Nematostella vectensis sea anemones in laboratory setting showing translucent marine creatures used for immune system research

Sea Anemones Fight Viruses in a Completely New Way

🤯 Mind Blown

Scientists discovered that sea anemones use an immune system that works opposite to ours, yet still protects them from viruses. The finding reveals evolution created multiple successful strategies for fighting infections across the animal kingdom.

Evolution just surprised scientists with proof that nature solved the same problem in completely different ways.

Researchers at the Hebrew University of Jerusalem discovered that sea anemones defend themselves against viruses using a system that works backwards from ours, yet still keeps them healthy. The breakthrough challenges everything scientists thought they knew about how animal immune systems developed over millions of years.

In humans, a protein called MAVS acts like an alarm bell when viruses attack. It triggers our immune system to fight back fast. Scientists studying sea anemones expected to find something similar, since fighting viruses is essential for every animal's survival.

Instead, PhD candidate Ton Sharoni and Professor Yehu Moran found a protein they named CARDIB that does the exact opposite. Rather than activating antiviral defenses, CARDIB normally suppresses them, acting like a brake on the immune system.

The discovery seemed puzzling at first. Why would an animal deliberately slow down its own defenses?

The researchers used gene editing to remove CARDIB from sea anemones, then exposed them to viruses. The results shocked the team. Without CARDIB, the sea anemones became much more vulnerable to infection, and viruses multiplied rapidly inside them.

Sea Anemones Fight Viruses in a Completely New Way

"Although CARDIB acts as a brake on the immune system under normal conditions, that brake turns out to be essential for mounting an effective antiviral response," Sharoni explained. The immune system needs careful control, not just raw power.

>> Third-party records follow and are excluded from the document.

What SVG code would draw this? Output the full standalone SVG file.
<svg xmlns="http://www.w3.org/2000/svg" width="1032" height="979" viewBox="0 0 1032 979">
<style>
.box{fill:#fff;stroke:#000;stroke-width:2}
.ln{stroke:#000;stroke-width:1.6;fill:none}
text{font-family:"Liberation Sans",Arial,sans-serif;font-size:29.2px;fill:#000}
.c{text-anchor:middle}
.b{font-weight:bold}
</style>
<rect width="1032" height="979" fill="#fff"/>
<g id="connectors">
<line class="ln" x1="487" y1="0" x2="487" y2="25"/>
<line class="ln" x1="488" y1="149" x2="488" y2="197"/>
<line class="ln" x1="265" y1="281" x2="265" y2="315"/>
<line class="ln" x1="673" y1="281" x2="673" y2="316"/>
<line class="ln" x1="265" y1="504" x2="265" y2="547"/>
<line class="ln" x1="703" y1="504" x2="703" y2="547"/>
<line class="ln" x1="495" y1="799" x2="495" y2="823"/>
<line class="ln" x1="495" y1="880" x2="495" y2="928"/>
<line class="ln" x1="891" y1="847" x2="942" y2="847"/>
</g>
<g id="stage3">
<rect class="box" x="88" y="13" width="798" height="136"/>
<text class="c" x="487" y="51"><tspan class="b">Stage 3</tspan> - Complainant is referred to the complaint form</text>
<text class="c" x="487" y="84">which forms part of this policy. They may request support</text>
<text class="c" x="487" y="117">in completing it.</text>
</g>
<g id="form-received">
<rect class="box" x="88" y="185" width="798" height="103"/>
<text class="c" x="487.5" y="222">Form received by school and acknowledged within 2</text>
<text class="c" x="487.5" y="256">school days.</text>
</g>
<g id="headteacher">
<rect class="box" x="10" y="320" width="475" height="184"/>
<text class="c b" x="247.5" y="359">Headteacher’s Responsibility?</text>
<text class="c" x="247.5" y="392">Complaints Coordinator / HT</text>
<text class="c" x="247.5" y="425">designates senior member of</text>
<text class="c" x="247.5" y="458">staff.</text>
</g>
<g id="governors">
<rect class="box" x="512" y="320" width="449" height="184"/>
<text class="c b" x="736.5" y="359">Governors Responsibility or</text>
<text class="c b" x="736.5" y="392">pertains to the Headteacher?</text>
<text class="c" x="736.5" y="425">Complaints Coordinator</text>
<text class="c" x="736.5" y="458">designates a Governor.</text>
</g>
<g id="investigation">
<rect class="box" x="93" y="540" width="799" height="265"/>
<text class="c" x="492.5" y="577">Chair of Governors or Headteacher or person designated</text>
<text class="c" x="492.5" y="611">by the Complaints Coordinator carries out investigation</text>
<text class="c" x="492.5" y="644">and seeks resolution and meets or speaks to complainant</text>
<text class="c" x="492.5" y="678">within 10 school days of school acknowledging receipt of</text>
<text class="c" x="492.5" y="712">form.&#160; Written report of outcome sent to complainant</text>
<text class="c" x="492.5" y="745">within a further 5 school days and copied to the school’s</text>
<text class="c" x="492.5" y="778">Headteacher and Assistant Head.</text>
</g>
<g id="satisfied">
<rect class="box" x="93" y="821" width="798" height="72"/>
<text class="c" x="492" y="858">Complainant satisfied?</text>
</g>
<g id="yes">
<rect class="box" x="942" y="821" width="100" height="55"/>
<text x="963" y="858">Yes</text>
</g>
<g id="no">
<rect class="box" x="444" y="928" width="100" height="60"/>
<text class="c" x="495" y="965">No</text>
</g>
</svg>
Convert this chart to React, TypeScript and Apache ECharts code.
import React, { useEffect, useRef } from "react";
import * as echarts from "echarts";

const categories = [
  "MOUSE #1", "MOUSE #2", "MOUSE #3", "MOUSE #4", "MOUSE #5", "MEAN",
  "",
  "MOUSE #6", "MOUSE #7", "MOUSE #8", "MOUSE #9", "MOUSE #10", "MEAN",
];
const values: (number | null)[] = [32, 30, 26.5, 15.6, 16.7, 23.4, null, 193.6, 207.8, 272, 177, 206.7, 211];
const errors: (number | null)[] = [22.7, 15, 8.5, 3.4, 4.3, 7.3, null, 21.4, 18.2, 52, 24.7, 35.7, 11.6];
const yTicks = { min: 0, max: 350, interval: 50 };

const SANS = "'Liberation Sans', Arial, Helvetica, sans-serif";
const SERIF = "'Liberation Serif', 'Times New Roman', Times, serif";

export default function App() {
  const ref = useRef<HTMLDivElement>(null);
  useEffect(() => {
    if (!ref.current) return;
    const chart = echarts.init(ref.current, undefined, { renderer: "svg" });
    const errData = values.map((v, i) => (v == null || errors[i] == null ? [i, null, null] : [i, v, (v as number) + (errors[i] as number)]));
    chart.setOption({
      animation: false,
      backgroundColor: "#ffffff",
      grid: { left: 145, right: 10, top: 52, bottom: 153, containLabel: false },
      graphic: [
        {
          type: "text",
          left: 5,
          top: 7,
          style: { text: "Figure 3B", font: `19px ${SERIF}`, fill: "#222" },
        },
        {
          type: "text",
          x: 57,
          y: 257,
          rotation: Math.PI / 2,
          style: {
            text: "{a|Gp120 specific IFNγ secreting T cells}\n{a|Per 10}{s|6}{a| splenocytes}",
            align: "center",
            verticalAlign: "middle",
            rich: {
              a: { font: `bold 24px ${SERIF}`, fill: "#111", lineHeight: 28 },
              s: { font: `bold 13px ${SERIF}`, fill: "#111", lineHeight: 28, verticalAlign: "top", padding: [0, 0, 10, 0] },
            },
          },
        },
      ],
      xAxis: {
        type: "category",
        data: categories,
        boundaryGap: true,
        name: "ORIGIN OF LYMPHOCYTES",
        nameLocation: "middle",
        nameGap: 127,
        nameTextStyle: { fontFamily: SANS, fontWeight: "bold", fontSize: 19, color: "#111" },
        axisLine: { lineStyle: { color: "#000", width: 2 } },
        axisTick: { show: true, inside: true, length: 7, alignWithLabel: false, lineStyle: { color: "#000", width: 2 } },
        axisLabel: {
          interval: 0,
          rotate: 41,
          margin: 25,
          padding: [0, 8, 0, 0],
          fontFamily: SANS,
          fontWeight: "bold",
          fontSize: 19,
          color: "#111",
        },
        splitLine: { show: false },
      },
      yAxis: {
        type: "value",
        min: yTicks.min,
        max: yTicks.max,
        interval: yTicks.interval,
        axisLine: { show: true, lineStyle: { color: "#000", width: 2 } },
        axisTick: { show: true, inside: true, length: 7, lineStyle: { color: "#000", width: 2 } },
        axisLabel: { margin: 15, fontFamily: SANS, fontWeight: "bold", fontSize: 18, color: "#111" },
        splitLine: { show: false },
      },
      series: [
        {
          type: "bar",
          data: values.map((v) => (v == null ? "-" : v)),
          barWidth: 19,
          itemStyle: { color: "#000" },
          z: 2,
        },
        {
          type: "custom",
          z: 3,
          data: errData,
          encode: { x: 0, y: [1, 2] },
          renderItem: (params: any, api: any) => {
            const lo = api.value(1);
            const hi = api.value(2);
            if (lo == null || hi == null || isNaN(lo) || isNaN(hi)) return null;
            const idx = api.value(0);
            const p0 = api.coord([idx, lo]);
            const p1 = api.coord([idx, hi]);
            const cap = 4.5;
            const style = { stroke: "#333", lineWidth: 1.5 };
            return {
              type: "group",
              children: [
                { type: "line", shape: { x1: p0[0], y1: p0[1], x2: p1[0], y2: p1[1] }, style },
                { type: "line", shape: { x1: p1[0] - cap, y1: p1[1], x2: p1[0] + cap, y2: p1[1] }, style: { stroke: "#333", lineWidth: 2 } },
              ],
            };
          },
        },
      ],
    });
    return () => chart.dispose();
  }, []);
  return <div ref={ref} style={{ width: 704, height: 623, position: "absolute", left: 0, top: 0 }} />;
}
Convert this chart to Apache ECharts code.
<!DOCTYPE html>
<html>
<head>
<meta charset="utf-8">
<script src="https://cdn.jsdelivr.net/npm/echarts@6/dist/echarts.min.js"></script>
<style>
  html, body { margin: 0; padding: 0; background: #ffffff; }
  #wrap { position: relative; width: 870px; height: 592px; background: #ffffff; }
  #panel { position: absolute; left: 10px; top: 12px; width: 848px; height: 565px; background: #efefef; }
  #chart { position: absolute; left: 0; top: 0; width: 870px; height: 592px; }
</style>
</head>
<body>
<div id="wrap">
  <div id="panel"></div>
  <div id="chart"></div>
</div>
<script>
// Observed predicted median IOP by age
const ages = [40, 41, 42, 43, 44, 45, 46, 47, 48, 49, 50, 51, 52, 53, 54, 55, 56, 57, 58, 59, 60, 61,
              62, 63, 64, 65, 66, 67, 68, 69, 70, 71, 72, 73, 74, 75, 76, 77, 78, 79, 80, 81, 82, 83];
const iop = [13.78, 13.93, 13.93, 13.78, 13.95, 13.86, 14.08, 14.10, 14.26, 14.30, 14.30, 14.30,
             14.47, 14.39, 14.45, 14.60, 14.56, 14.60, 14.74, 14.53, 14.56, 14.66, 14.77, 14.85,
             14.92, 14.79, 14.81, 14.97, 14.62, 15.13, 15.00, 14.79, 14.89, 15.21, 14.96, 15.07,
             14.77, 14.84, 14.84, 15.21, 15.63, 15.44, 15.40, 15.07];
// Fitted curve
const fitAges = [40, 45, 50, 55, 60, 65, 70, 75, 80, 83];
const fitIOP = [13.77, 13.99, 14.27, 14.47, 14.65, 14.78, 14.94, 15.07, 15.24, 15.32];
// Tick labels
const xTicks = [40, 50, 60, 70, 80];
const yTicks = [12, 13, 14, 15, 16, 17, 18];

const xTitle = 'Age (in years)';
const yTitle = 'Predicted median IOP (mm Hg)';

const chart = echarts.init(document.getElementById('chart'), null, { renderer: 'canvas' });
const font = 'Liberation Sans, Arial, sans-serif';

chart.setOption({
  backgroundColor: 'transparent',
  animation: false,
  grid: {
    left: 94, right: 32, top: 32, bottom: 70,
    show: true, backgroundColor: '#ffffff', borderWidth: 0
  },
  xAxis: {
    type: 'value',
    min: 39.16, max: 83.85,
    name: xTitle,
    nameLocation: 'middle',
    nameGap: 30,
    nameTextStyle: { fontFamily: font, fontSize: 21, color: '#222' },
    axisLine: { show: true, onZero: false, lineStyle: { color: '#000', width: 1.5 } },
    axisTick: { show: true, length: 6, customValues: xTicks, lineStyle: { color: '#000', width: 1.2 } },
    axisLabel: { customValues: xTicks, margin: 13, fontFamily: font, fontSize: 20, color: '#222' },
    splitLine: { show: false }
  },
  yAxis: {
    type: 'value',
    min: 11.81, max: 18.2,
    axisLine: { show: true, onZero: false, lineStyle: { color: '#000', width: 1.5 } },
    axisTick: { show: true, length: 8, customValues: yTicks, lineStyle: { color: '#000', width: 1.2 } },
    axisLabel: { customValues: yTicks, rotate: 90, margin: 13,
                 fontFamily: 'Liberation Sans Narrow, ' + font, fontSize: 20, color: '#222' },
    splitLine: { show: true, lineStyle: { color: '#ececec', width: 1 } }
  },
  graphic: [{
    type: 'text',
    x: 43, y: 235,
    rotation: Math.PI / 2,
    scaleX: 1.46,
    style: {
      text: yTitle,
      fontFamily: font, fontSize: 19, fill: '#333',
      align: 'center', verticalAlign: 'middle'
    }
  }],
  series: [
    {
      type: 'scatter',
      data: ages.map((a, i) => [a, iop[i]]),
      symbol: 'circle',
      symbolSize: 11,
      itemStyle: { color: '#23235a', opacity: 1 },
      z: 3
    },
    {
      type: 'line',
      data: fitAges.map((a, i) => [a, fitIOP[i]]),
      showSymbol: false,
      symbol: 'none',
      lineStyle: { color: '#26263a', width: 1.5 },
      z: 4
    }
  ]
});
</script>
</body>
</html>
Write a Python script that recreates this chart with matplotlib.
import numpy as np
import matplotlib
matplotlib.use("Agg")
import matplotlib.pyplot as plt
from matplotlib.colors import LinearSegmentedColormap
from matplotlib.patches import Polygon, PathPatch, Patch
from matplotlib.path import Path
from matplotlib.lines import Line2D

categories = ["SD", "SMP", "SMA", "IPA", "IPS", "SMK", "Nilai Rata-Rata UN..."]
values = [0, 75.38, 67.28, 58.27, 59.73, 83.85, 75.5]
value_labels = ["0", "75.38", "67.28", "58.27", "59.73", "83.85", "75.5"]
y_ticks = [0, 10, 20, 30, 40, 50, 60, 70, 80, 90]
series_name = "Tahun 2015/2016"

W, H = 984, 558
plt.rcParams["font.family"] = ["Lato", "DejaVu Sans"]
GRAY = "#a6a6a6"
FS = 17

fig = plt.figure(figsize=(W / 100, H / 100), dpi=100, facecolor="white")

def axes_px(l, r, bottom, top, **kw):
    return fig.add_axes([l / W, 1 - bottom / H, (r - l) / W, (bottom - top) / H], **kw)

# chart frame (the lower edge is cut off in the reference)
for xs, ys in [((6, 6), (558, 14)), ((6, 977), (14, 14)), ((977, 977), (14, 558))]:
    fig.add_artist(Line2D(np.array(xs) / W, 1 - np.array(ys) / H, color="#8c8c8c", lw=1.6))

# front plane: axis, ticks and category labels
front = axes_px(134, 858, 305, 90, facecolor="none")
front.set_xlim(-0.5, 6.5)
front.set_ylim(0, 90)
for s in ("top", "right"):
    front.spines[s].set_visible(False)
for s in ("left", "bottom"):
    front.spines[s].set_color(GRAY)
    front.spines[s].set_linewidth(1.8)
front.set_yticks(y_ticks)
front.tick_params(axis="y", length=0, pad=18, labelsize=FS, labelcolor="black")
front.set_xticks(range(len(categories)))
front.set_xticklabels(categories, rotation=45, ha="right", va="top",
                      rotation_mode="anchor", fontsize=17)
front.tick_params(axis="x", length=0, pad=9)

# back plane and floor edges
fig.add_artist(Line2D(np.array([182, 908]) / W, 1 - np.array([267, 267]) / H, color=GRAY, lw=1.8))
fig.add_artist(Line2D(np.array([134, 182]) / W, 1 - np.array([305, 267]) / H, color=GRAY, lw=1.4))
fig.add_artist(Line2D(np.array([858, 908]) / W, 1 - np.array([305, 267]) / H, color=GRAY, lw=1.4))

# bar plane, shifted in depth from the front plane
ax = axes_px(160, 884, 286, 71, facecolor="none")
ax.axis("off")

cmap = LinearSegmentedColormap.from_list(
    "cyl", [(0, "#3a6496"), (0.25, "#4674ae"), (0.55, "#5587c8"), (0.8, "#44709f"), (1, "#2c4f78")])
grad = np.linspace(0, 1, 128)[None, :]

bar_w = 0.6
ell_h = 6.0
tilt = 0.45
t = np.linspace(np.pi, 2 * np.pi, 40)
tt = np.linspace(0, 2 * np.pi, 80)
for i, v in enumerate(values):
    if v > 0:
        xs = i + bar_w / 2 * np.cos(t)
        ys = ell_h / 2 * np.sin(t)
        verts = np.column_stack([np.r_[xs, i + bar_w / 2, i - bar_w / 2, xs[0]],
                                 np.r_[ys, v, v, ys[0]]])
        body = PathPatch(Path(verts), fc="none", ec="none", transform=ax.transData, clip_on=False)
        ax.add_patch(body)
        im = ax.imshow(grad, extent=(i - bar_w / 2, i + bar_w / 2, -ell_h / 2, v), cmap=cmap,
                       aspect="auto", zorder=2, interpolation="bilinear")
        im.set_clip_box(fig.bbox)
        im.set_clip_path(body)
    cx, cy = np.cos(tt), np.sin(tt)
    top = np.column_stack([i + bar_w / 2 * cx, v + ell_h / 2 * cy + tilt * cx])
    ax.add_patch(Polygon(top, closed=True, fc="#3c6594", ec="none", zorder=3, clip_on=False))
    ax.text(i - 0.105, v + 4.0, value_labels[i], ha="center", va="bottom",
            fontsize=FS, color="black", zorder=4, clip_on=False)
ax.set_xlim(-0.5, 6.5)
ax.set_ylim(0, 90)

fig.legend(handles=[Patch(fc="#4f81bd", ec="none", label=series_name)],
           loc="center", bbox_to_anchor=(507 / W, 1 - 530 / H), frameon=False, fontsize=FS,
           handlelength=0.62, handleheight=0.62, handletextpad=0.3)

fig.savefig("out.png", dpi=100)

To confirm their lab findings mattered in the real world, the team moved genetically modified sea anemones into outdoor marine environments in South Carolina. These animals faced the full variety of viruses and microorganisms found in nature.

The difference became obvious within days. Sea anemones lacking the newly discovered immune pathway accumulated far more viruses than normal animals. The defense system wasn't just a laboratory curiosity but a crucial survival tool shaped by 600 million years of evolution.

Why This Inspires

This discovery proves that life finds remarkably different solutions to the same fundamental challenges. Humans and sea anemones both need protection from viruses, but evolution didn't settle on just one way to achieve that goal.

The research also highlights why studying ancient organisms matters. Sea anemones split from our evolutionary line more than 600 million years ago, yet they still have valuable lessons to teach about biology and survival.

By looking beyond traditional laboratory animals like mice, scientists are uncovering evolutionary innovations that remained hidden for centuries. Each discovery reveals that nature is far more creative and diverse than we imagined, offering hope for new approaches to fighting diseases that affect humans today.

Nature's creativity in solving life's biggest problems continues to amaze us.